Yerel Mahkeme Kararının Özeti:
Mahkemece, toplanan kanıtlar ve bilirkişi raporuna dayanılarak, davanın reddine karar verilmiştir.
Temyiz:
Kararı davacı temyiz etmiştir.
Gerekçe:
Dosyadaki yazılara toplanan delillerle kararın dayandığı kanuni gerektirici sebeplere göre, davacının aşağıdaki bendin kapsamı dışında kalan temyiz itirazları yerinde değildir.
İşçinin, iş sözleşmesini, kendisinin şerefine dokunacak şekilde söz sebebiyle feshedip feshetmediği taraflar arasında uyuşmazlık konusudur.
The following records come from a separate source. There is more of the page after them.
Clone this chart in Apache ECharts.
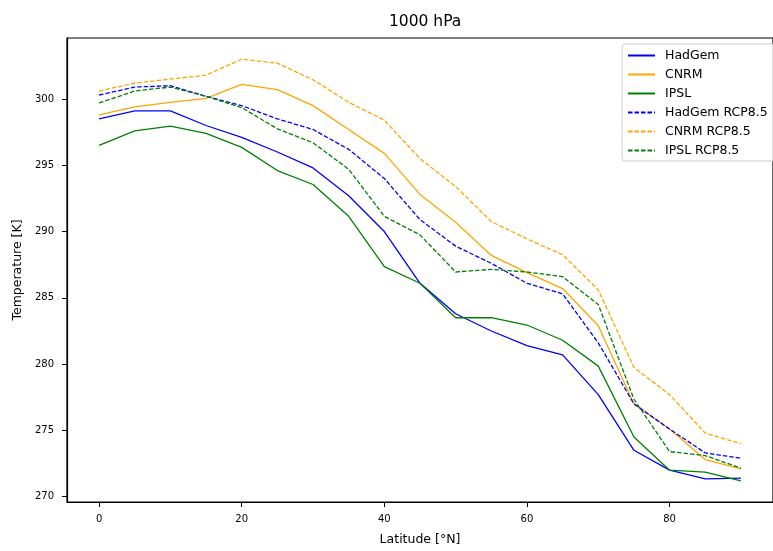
<!DOCTYPE html>
<html>
<head>
<meta charset="utf-8">
<script src="https://cdn.jsdelivr.net/npm/echarts@6/dist/echarts.min.js"></script>
<style>
  html, body { margin: 0; padding: 0; background: #fff; }
  #chart { width: 773px; height: 551px; }
</style>
</head>
<body>
<div id="chart"></div>
<script>
const lats = [0, 5, 10, 15, 20, 25, 30, 35, 40, 45, 50, 55, 60, 65, 70, 75, 80, 85, 90];

const hadgem = [298.5, 299.1, 299.1, 298.0, 297.1, 296.0, 294.8, 292.7, 290.0, 286.1, 283.8, 282.5, 281.4, 280.7, 277.7, 273.5, 272.0, 271.35, 271.4];
const cnrm = [298.8, 299.4, 299.75, 300.05, 301.1, 300.7, 299.5, 297.7, 295.9, 292.8, 290.7, 288.2, 286.9, 285.7, 282.9, 277.0, 275.1, 272.8, 272.1];
const ipsl = [296.5, 297.6, 297.95, 297.4, 296.35, 294.6, 293.55, 291.15, 287.35, 286.1, 283.5, 283.5, 282.95, 281.8, 279.85, 274.5, 272.0, 271.85, 271.2];
const hadgemRcp = [300.3, 300.9, 301.0, 300.2, 299.5, 298.5, 297.7, 296.2, 294.0, 290.9, 288.9, 287.6, 286.1, 285.3, 281.6, 277.0, 275.1, 273.3, 272.9];
const cnrmRcp = [300.6, 301.2, 301.5, 301.8, 303.0, 302.7, 301.45, 299.75, 298.4, 295.5, 293.4, 290.75, 289.45, 288.25, 285.6, 279.75, 277.7, 274.8, 274.0];
const ipslRcp = [299.7, 300.6, 300.9, 300.2, 299.35, 297.75, 296.7, 294.7, 291.15, 289.75, 286.95, 287.15, 286.95, 286.6, 284.5, 277.35, 273.4, 273.1, 272.15];

const xTicks = [0, 20, 40, 60, 80];
const yTicks = [270, 275, 280, 285, 290, 295, 300];

const chart = echarts.init(document.getElementById('chart'));

function pairs(vals) {
  return lats.map((x, i) => [x, vals[i]]);
}

function line(name, vals, color, dashed) {
  return {
    name: name,
    type: 'line',
    data: pairs(vals),
    symbol: 'none',
    animation: false,
    lineStyle: { color: color, width: 1.3, type: dashed ? [4.5, 2] : 'solid' },
    itemStyle: { color: color }
  };
}

const font = 'DejaVu Sans';

const option = {
  backgroundColor: '#fff',
  title: {
    text: '1000 hPa',
    left: 384,
    top: 9,
    textStyle: { fontFamily: font, fontSize: 15.5, fontWeight: 'normal', color: '#000' }
  },
  grid: {
    left: 67,
    top: 38,
    width: 715,
    height: 465,
    show: true,
    borderColor: '#000',
    borderWidth: 1.2
  },
  legend: {
    orient: 'vertical',
    left: 622,
    top: 44,
    itemWidth: 27,
    itemHeight: 10,
    itemGap: 4,
    padding: [4, 8, 3, 5],
    borderColor: '#ccc',
    borderWidth: 1,
    borderRadius: 3,
    backgroundColor: 'rgba(255,255,255,0.8)',
    itemStyle: { opacity: 0 },
    textStyle: { fontFamily: font, fontSize: 12.5, lineHeight: 15, color: '#000', padding: [0, 0, 0, 5] },
    data: ['HadGem', 'CNRM', 'IPSL', 'HadGem RCP8.5', 'CNRM RCP8.5', 'IPSL RCP8.5']
  },
  xAxis: {
    type: 'value',
    min: -4.5,
    max: 94.5,
    name: 'Latitude [°N]',
    nameLocation: 'middle',
    nameGap: 31,
    nameTextStyle: { fontFamily: font, fontSize: 12.5, color: '#000' },
    splitLine: { show: false },
    axisLine: { show: true, onZero: false, lineStyle: { color: '#000', width: 1.2 } },
    axisTick: { show: true, length: 5, lineStyle: { color: '#000' }, customValues: xTicks },
    axisLabel: { fontFamily: font, fontSize: 10, color: '#000', margin: 12, customValues: xTicks }
  },
  yAxis: {
    type: 'value',
    min: 269.6,
    max: 304.6,
    name: 'Temperature [K]',
    nameLocation: 'middle',
    nameGap: 43,
    nameTextStyle: { fontFamily: font, fontSize: 12.5, color: '#000' },
    splitLine: { show: false },
    axisLine: { show: true, onZero: false, lineStyle: { color: '#000', width: 1.2 } },
    axisTick: { show: true, length: 5, lineStyle: { color: '#000' }, customValues: yTicks },
    axisLabel: { fontFamily: font, fontSize: 10, color: '#000', margin: 13, customValues: yTicks }
  },
  series: [
    line('HadGem', hadgem, '#0000ff', false),
    line('CNRM', cnrm, '#ffa500', false),
    line('IPSL', ipsl, '#008000', false),
    line('HadGem RCP8.5', hadgemRcp, '#0000ff', true),
    line('CNRM RCP8.5', cnrmRcp, '#ffa500', true),
    line('IPSL RCP8.5', ipslRcp, '#008000', true)
  ]
};

chart.setOption(option);
</script>
</body>
</html>
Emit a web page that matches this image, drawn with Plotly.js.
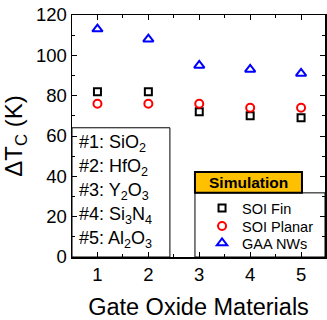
<!DOCTYPE html>
<html>
<head>
<meta charset="utf-8">
<script src="https://cdn.plot.ly/plotly-3.0.1.min.js"></script>
<style>
  html, body { margin: 0; padding: 0; background: #fff; }
  #chart { width: 327px; height: 320px; }
</style>
</head>
<body>
<div id="chart"></div>
<script>
// Gate oxide index (1..5) and the cooling temperature rise per device type
const oxideIndex = [1, 2, 3, 4, 5];
const soiFin = [82, 82, 72, 70, 69];
const soiPlanar = [76, 76, 76, 74, 74];
const gaaNWs = [113, 108, 95, 93, 91];

const seriesNames = ['SOI Fin', 'SOI Planar', 'GAA NWs'];
const oxideLabels = [
  '#1: SiO<sub>2</sub>',
  '#2: HfO<sub>2</sub>',
  '#3: Y<sub>2</sub>O<sub>3</sub>',
  '#4: Si<sub>3</sub>N<sub>4</sub>',
  '#5: Al<sub>2</sub>O<sub>3</sub>'
];

const font = 'Arial, "Liberation Sans", sans-serif';

const traces = [
  { x: oxideIndex, y: soiFin, name: seriesNames[0], mode: 'markers', type: 'scatter', legend: 'legend',
    marker: { symbol: 'square-open', size: 7, color: '#000', line: { width: 2 } } },
  { x: oxideIndex, y: soiPlanar, name: seriesNames[1], mode: 'markers', type: 'scatter', legend: 'legend2',
    marker: { symbol: 'circle-open', size: 8, color: '#f00', line: { width: 2 } } },
  { x: oxideIndex, y: gaaNWs, name: seriesNames[2], mode: 'markers', type: 'scatter', legend: 'legend3',
    marker: { symbol: 'triangle-up-open', size: 9, color: '#00f', line: { width: 2 } } }
];

// One single-entry legend per series so the rows can sit tightly together
const legendRow = (yc) => ({
  x: 0.514, xanchor: 'left', y: yc, yanchor: 'middle',
  bgcolor: 'rgba(0,0,0,0)', borderwidth: 0,
  font: { family: font, size: 14.5, color: '#000' }
});

// Material key in the lower-left corner
const keyAnnotations = oxideLabels.map((t, i) => ({
  xref: 'paper', yref: 'paper', x: 0.02, y: 0.467 - i * 0.099,
  xanchor: 'left', yanchor: 'middle', showarrow: false,
  text: t, font: { family: font, size: 18, color: '#000' }
}));

const layout = {
  width: 327, height: 320,
  margin: { l: 72, r: 2, t: 15, b: 63, autoexpand: false },
  paper_bgcolor: '#fff', plot_bgcolor: '#fff',
  showlegend: true,
  legend: legendRow(0.202),
  legend2: legendRow(0.128),
  legend3: legendRow(0.058),
  xaxis: {
    range: [0.5, 5.47], tickvals: oxideIndex, ticks: 'inside', ticklen: 5,
    showgrid: false, zeroline: false, showline: true, linecolor: '#000', linewidth: 1.5,
    mirror: 'allticks', tickcolor: '#000',
    minor: { dtick: 0.5, ticks: 'inside', ticklen: 3, tickcolor: '#000', showgrid: false },
    tickfont: { family: font, size: 18.5, color: '#000' },
    title: { text: 'Gate Oxide Materials', font: { family: font, size: 23.5, color: '#000' }, standoff: 16 }
  },
  yaxis: {
    range: [0, 120], dtick: 20, ticks: 'inside', ticklen: 5,
    showgrid: false, zeroline: false, showline: true, linecolor: '#000', linewidth: 1.5,
    mirror: 'allticks', tickcolor: '#000',
    minor: { dtick: 10, ticks: 'inside', ticklen: 3, tickcolor: '#000', showgrid: false },
    tickfont: { family: font, size: 18.5, color: '#000' },
    title: { text: 'ΔT<sub>C</sub> (K)', font: { family: font, size: 24, color: '#000' }, standoff: 6 }
  },
  shapes: [
    // material key box
    { type: 'rect', xref: 'paper', yref: 'paper', x0: 0, x1: 0.387, y0: 0, y1: 0.534,
      line: { color: '#000', width: 1 }, fillcolor: '#fff', layer: 'below' },
    // legend box
    { type: 'rect', xref: 'paper', yref: 'paper', x0: 0.486, x1: 1, y0: 0, y1: 0.265,
      line: { color: '#000', width: 1 }, fillcolor: '#fff', layer: 'below' },
    // "Simulation" tag
    { type: 'rect', xref: 'paper', yref: 'paper', x0: 0.486, x1: 0.909, y0: 0.265, y1: 0.351,
      line: { color: '#000', width: 2 }, fillcolor: '#FFC000', layer: 'below' }
  ],
  annotations: keyAnnotations.concat([
    { xref: 'paper', yref: 'paper', x: 0.6975, y: 0.308, xanchor: 'center', yanchor: 'middle',
      showarrow: false, text: '<b>Simulation</b>', font: { family: font, size: 15.5, color: '#000' } }
  ])
};

Plotly.newPlot('chart', traces, layout, { displayModeBar: false, staticPlot: true });
</script>
</body>
</html>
4857 sayılı İş Kanununun 24 üncü maddesinin (II) numaralı bendinin (b) alt bendi gereğince, işverenin işçiye veya aile üyelerinden birine hakaret etmesi, sövme fiilini işlemesi, sarkıntılıkta bulunması, işçiye iş sözleşmesini haklı fesih imkânı verir. Şeref ve namusa dokunacak söz ve davranışların, işveren veya işveren vekili tarafından gerçekleştirilmiş olması hukukî sonucu değiştirmez. Bu eylemlerin Türk Ceza Kanununa göre suç teşkil etmesi de şart değildir. Somut olayda, işçinin amiri konumundaki kişinin davacı işçiye yönelik olarak “terbiyesiz” demek suretiyle hakaret etmesi işçi açısından haklı fesih sebebidir. Buna nedenle, davacının kıdem tazminatı isteminin kabulü yerine reddi hatalı olup bozmayı gerektirmiştir.
Sonuç:
Temyiz olunan kararın, yukarıda yazılı sebepten dolayı bozulmasına, peşin alınan temyiz harcının istek halinde ilgiliye iadesine 25.06.2014 tarihinde oybirliğiyle karar verildi.